Design and build quality

Pictured below from left to right are the Sigma, Nikkor and Tamron 18-200mm lenses in their shortest positions. Each lens measures 70x78mm, 77x97mm and 73x84mm (diameter x length) respectively. The Sigma's clearly the smallest of the group, although the Tamron is only slightly larger; the Nikkor is comfortably bigger than either of them.

Sigma, Nikkor and Tamron 18-200mm lenses zoomed out

When zoomed-in to their longest focal lengths, the Sigma, Nikkor and Tamron lenses extend by a further 53, 65 and 66mm respectively, each employing two barrel sections. As pictured below, the Sigma remains the smallest of the three and the Nikkor comfortably the largest. The Nikkor's size is reflected in its 72mm filter thread, which is considerably greater than the 62mm threads of the Sigma and Tamron.

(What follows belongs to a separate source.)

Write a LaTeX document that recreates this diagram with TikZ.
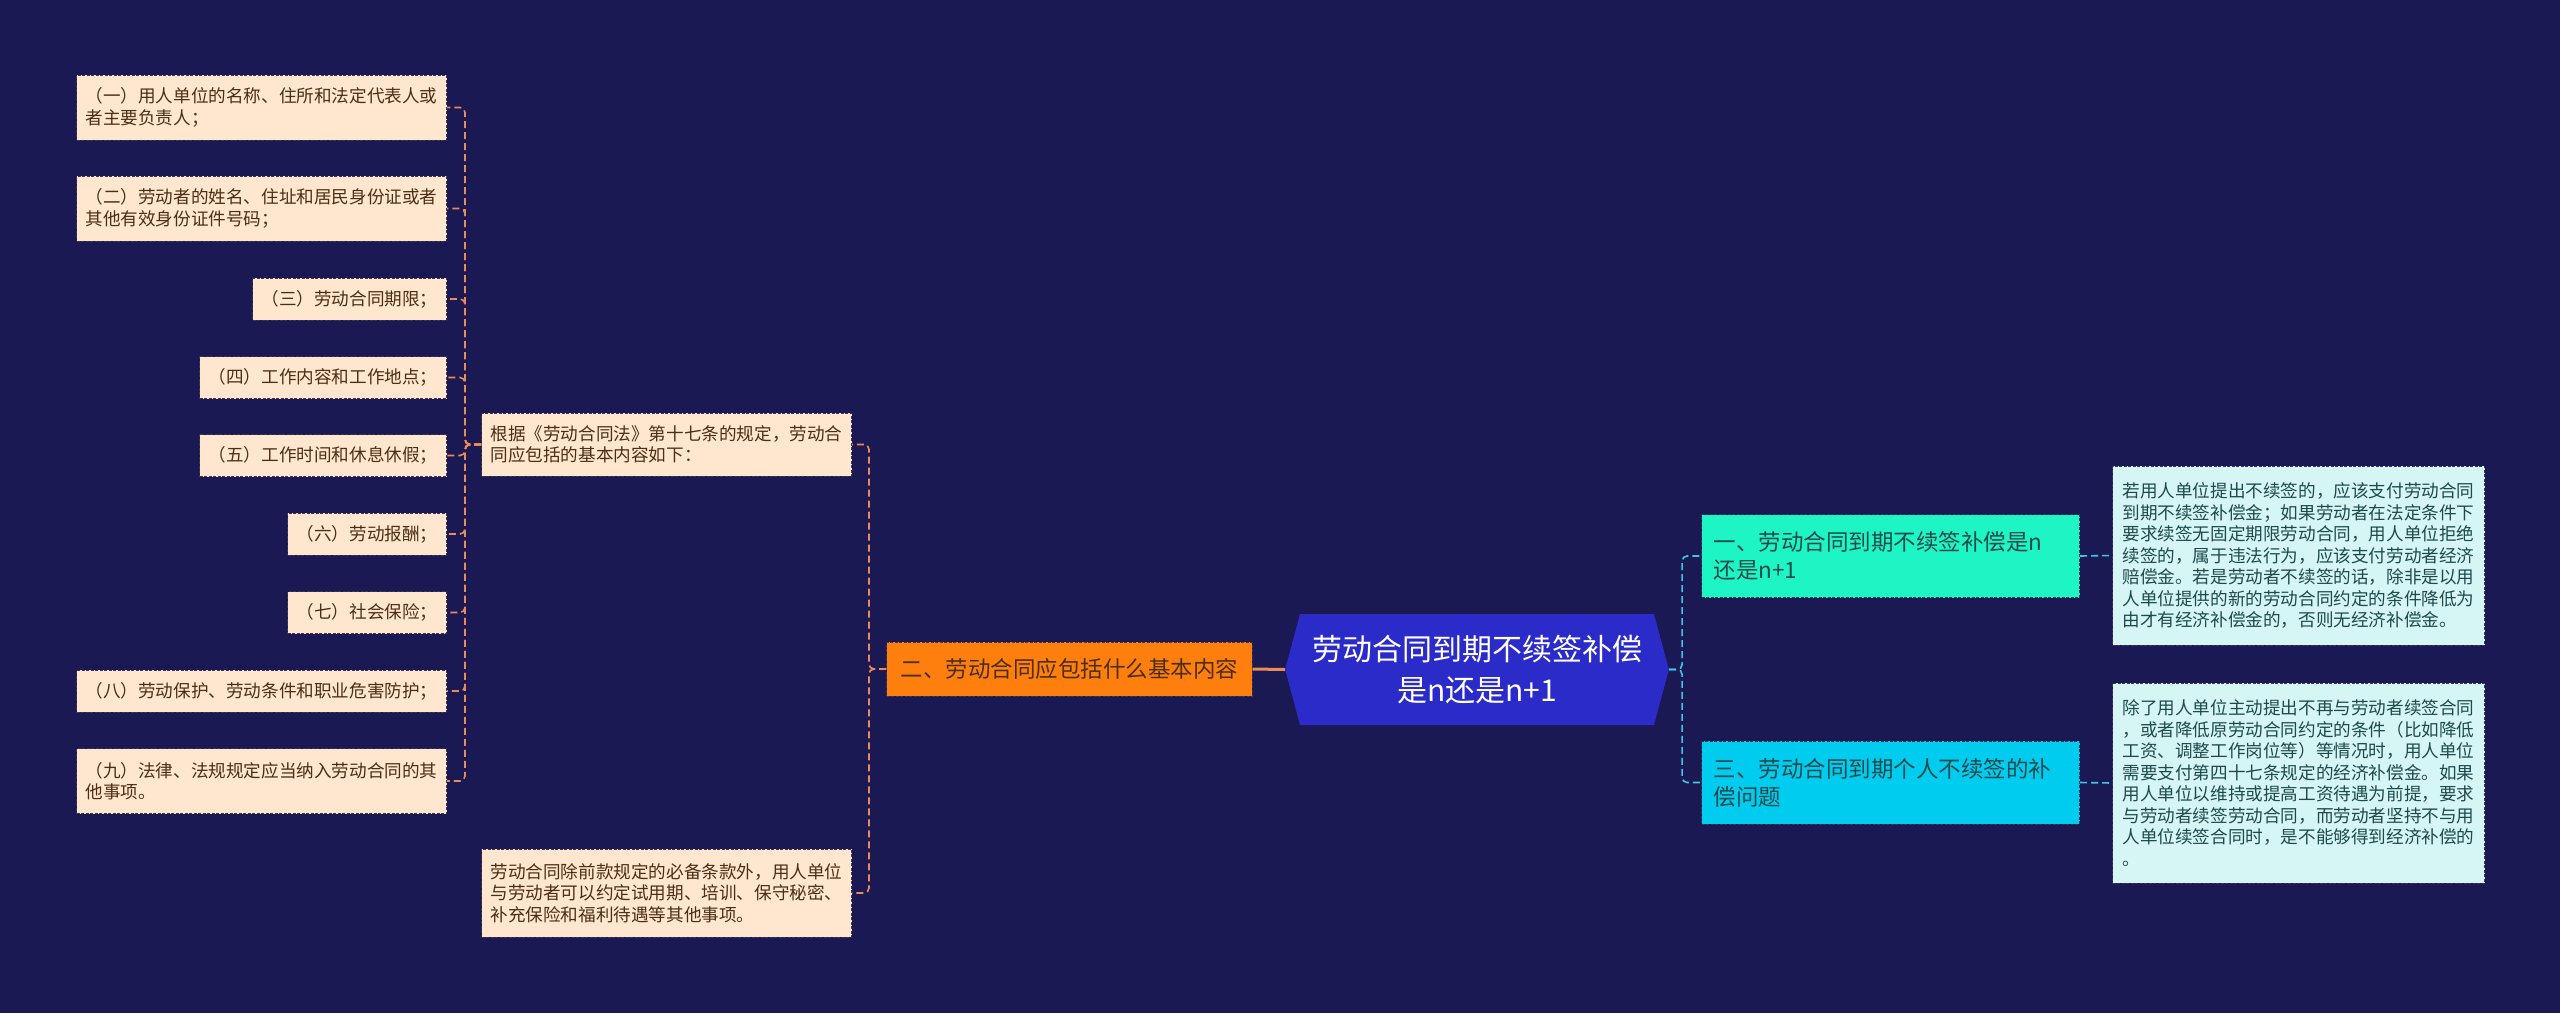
\documentclass[tikz,border=0pt]{standalone}
\usepackage{fontspec}
\setmainfont{Noto Sans CJK SC}
\usepackage{tikz}
\usetikzlibrary{shapes.symbols}
\definecolor{bgnavy}{HTML}{1B1953}
\definecolor{peach}{HTML}{FFE7CF}
\definecolor{brownink}{HTML}{4B2E14}
\definecolor{boxedge}{HTML}{3A3550}
\definecolor{lorange}{HTML}{EC8A58}
\definecolor{deeporange}{HTML}{FF7F0E}
\definecolor{rootblue}{HTML}{2A2BC8}
\definecolor{tealbox}{HTML}{1EF5C4}
\definecolor{cyanbox}{HTML}{00CCF0}
\definecolor{paleaqua}{HTML}{D5F6F5}
\definecolor{tealink}{HTML}{1E4A4C}
\definecolor{rcyan}{HTML}{3EC6E8}

\begin{document}
\begin{tikzpicture}[x=1pt,y=-1pt,
  box/.style={draw=boxedge,dash pattern=on 3pt off 1.5pt,line width=1pt,align=left,inner ysep=0pt},
  small/.style={font=\fontsize{17.6}{21.5}\selectfont,inner xsep=9pt},
  leaf/.style={box,small,fill=peach,text=brownink,anchor=east},
  midbox/.style={box,small,fill=peach,text=brownink,anchor=west},
  note/.style={box,small,fill=paleaqua,text=tealink,anchor=west,minimum width=372pt},
  topic/.style={box,font=\fontsize{22.5}{28}\selectfont,inner xsep=12pt,anchor=west,text width=354pt,minimum height=83pt},
  rootnode/.style={signal,signal to=west and east,signal pointer angle=150,fill=rootblue,text=white,
    font=\fontsize{30}{41}\selectfont,align=center,text width=330pt,inner xsep=12pt,minimum height=111pt},
  lline/.style={lorange,line width=1.6pt,dash pattern=on 7pt off 4pt,rounded corners=5pt},
  rline/.style={rcyan,line width=1.6pt,dash pattern=on 7pt off 4pt,rounded corners=5pt}]
\fill[bgnavy] (0,0) rectangle (2560,1013);
\useasboundingbox (0,0) rectangle (2560,1013);
\node[rootnode] (root) at (1477,669.5) {劳动合同到期不续签补偿\\是n还是n+1};
\node[box,fill=deeporange,text=brownink,font=\fontsize{22.5}{28}\selectfont,inner xsep=14pt,anchor=west,minimum height=54pt] (basic) at (886,669) {二、劳动合同应包括什么基本内容};
\node[midbox,minimum height=63pt] (law) at (481,444.5) {根据《劳动合同法》第十七条的规定，劳动合\\同应包括的基本内容如下：};
\node[midbox,minimum height=88pt] (extra) at (481,893) {劳动合同除前款规定的必备条款外，用人单位\\与劳动者可以约定试用期、培训、保守秘密、\\补充保险和福利待遇等其他事项。};
\node[leaf,minimum height=65pt] (i1) at (447,107.5) {（一）用人单位的名称、住所和法定代表人或\\者主要负责人；};
\node[leaf,minimum height=65pt] (i2) at (447,208.5) {（二）劳动者的姓名、住址和居民身份证或者\\其他有效身份证件号码；};
\node[leaf,minimum height=42pt] (i3) at (447,299) {（三）劳动合同期限；};
\node[leaf,minimum height=42pt] (i4) at (447,377.5) {（四）工作内容和工作地点；};
\node[leaf,minimum height=42pt] (i5) at (447,455.5) {（五）工作时间和休息休假；};
\node[leaf,minimum height=42pt] (i6) at (447,534) {（六）劳动报酬；};
\node[leaf,minimum height=42pt] (i7) at (447,612.5) {（七）社会保险；};
\node[leaf,minimum height=42pt] (i8) at (447,691) {（八）劳动保护、劳动条件和职业危害防护；};
\node[leaf,minimum height=65pt] (i9) at (447,781) {（九）法律、法规规定应当纳入劳动合同的其\\他事项。};
\node[topic,fill=tealbox,text=tealink] (renew) at (1701,556) {一、劳动合同到期不续签补偿是n\\还是n+1};
\node[topic,fill=cyanbox,text=tealink] (person) at (1701,782.5) {三、劳动合同到期个人不续签的补\\偿问题};
\node[note,minimum height=179pt] (renewtxt) at (2112,555.5) {若用人单位提出不续签的，应该支付劳动合同\\到期不续签补偿金；如果劳动者在法定条件下\\要求续签无固定期限劳动合同，用人单位拒绝\\续签的，属于违法行为，应该支付劳动者经济\\赔偿金。若是劳动者不续签的话，除非是以用\\人单位提供的新的劳动合同约定的条件降低为\\由才有经济补偿金的，否则无经济补偿金。};
\node[note,minimum height=200pt] (persontxt) at (2112,783) {除了用人单位主动提出不再与劳动者续签合同\\，或者降低原劳动合同约定的条件（比如降低\\工资、调整工作岗位等）等情况时，用人单位\\需要支付第四十七条规定的经济补偿金。如果\\用人单位以维持或提高工资待遇为前提，要求\\与劳动者续签劳动合同，而劳动者坚持不与用\\人单位续签合同时，是不能够得到经济补偿的\\。};
\draw[lorange,line width=3pt] (root.west) -- (basic.east);
\foreach \n in {law,extra}
  \draw[lline] (basic.west) -- ++(-17,0) |- (\n.east);
\foreach \n in {i1,i2,i3,i4,i5,i6,i7,i8,i9}
  \draw[lline] (law.west) -- ++(-16,0) |- (\n.east);
\foreach \n in {renew,person}
  \draw[rline] (root.east) -- ++(13,0) |- (\n.west);
\draw[rline] (renew.east) -- (renewtxt.west);
\draw[rline] (person.east) -- (persontxt.west);
\end{tikzpicture}
\end{document}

Sigma, Nikkor and Tamron lenses 18-200mm zoomed in

Weighing just 405g, the Sigma's the lightest of the group, although the Tamron's only 18g heavier; at 560g the Nikkor's noticeably heavier than either. The Nikkor's additional weight is undoubtedly down to its superior build quality and slightly faster optical performance at the telephoto end. It sports a focal ratio of f3.5~5.6, compared to the f3.5~6.3 of the Sigma and Tamron models.

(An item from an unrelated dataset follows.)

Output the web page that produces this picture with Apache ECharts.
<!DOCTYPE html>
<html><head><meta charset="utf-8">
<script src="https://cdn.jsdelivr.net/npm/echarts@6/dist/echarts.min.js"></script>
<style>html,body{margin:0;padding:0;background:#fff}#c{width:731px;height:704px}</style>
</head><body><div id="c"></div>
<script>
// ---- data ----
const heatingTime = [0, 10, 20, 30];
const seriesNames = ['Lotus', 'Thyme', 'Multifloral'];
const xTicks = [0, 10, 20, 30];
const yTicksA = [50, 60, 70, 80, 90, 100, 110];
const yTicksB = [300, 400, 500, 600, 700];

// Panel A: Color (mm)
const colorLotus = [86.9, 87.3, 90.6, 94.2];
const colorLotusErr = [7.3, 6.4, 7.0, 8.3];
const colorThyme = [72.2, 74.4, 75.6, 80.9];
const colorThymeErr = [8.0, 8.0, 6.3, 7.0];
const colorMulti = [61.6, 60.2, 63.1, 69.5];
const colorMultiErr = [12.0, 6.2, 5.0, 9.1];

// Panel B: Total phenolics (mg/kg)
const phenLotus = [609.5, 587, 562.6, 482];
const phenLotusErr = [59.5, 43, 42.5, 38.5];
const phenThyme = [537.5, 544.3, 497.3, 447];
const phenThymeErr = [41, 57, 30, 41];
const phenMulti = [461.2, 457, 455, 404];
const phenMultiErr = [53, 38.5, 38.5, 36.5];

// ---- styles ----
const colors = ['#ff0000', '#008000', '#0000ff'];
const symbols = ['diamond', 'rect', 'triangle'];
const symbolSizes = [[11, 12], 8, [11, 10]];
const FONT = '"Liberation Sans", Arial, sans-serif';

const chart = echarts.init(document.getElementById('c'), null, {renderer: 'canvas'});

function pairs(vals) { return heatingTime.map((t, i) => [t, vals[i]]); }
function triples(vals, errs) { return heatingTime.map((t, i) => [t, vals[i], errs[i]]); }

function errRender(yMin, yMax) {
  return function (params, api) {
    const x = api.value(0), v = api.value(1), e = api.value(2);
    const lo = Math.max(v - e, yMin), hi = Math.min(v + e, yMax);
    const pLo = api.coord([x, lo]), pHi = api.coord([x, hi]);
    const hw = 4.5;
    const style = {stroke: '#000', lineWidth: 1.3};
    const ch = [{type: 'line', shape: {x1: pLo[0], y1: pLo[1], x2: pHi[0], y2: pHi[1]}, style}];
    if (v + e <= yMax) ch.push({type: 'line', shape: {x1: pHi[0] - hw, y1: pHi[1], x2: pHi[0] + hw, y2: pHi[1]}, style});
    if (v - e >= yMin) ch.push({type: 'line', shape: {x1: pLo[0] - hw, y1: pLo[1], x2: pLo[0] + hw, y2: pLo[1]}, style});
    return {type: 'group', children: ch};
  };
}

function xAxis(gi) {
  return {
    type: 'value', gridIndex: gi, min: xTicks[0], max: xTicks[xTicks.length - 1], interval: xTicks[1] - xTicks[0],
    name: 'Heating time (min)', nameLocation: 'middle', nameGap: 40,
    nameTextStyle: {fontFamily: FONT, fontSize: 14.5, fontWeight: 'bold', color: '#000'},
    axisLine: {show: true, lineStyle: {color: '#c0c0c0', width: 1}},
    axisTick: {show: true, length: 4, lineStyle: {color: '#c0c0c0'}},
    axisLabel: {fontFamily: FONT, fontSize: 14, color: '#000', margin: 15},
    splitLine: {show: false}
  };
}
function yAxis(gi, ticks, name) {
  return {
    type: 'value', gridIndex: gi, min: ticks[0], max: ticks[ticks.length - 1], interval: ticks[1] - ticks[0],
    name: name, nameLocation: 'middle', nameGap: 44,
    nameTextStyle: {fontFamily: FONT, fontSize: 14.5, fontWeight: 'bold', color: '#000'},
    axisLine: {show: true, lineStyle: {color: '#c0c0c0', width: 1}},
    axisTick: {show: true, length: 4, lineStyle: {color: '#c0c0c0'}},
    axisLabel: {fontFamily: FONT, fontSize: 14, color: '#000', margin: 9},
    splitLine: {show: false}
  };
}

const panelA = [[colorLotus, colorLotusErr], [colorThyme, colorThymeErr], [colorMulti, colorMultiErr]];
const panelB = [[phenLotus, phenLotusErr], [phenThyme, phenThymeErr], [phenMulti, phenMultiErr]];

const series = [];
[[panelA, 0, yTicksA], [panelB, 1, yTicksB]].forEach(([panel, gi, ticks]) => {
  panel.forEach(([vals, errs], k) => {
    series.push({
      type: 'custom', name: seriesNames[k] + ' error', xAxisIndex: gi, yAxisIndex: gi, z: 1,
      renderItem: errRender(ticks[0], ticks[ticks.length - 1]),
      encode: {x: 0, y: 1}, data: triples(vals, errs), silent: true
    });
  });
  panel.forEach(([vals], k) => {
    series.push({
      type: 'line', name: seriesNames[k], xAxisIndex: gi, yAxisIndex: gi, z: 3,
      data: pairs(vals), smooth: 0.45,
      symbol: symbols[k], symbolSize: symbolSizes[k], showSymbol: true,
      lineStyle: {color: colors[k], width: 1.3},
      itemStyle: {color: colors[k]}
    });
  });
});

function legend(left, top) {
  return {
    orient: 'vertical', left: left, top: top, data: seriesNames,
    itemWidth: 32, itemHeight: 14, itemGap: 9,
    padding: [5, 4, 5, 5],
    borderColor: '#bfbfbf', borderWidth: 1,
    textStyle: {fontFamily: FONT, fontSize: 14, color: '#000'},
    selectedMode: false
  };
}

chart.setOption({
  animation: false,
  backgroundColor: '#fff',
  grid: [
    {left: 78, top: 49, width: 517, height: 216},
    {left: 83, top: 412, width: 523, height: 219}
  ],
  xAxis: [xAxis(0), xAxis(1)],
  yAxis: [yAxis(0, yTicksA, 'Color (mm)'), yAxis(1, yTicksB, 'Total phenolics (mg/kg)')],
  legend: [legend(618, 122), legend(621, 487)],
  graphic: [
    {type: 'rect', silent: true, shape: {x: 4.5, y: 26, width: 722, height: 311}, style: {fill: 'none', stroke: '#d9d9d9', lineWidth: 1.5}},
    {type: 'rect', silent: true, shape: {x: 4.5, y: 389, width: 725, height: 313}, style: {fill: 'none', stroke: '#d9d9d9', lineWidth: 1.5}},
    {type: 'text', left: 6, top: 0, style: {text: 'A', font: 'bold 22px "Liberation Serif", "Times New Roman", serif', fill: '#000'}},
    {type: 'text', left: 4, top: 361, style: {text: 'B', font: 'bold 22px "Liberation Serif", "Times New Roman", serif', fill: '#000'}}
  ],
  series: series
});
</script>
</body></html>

In terms of build quality, the Sigma and Tamron are roughly similar. They're both lightweight budget lenses so unsurprisingly feel quite plasticky with less smooth mechanics than a premium product. Don't get us wrong, they're not poorly constructed, but are clearly below the build quality of more expensive lenses.

For example, you need only compare them with the Nikkor 18-200mm to immediately notice how this pricier model looks and feels to a much higher standard. It's more solid with smoother mechanics delivering a greater impression of confidence in use. Of course the Nikkor costs twice as much, but if you're after the best build quality, you'll need to spend the extra.

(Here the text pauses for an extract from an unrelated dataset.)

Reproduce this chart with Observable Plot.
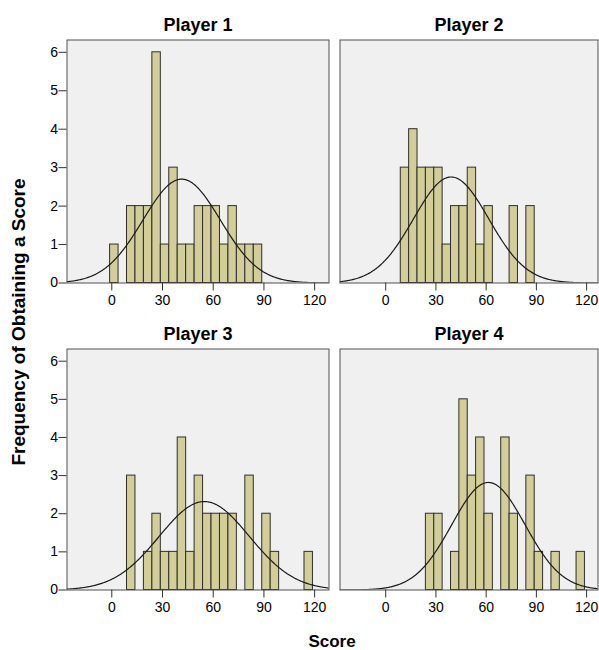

We're pleased to report all three employ internal focusing with non-rotating end sections - important for anyone who uses polarisers, although obviously the Nikkor's wider thread will incur higher-priced filters. Thankfully, all three lenses were supplied with hoods.

In terms of focusing speed, the Nikkor's premium SWM system was certainly quicker than the Sigma and Tamron, but not by a large degree. Where they really differed though was in focusing noise with both the Sigma and Tamron models being considerably louder than the Nikkor. The Tamron was worst of all in this respect, grinding quite conspicuously during manually focusing. Again if ultimate discretion is your thing, you'll need to spend more on the Nikkor.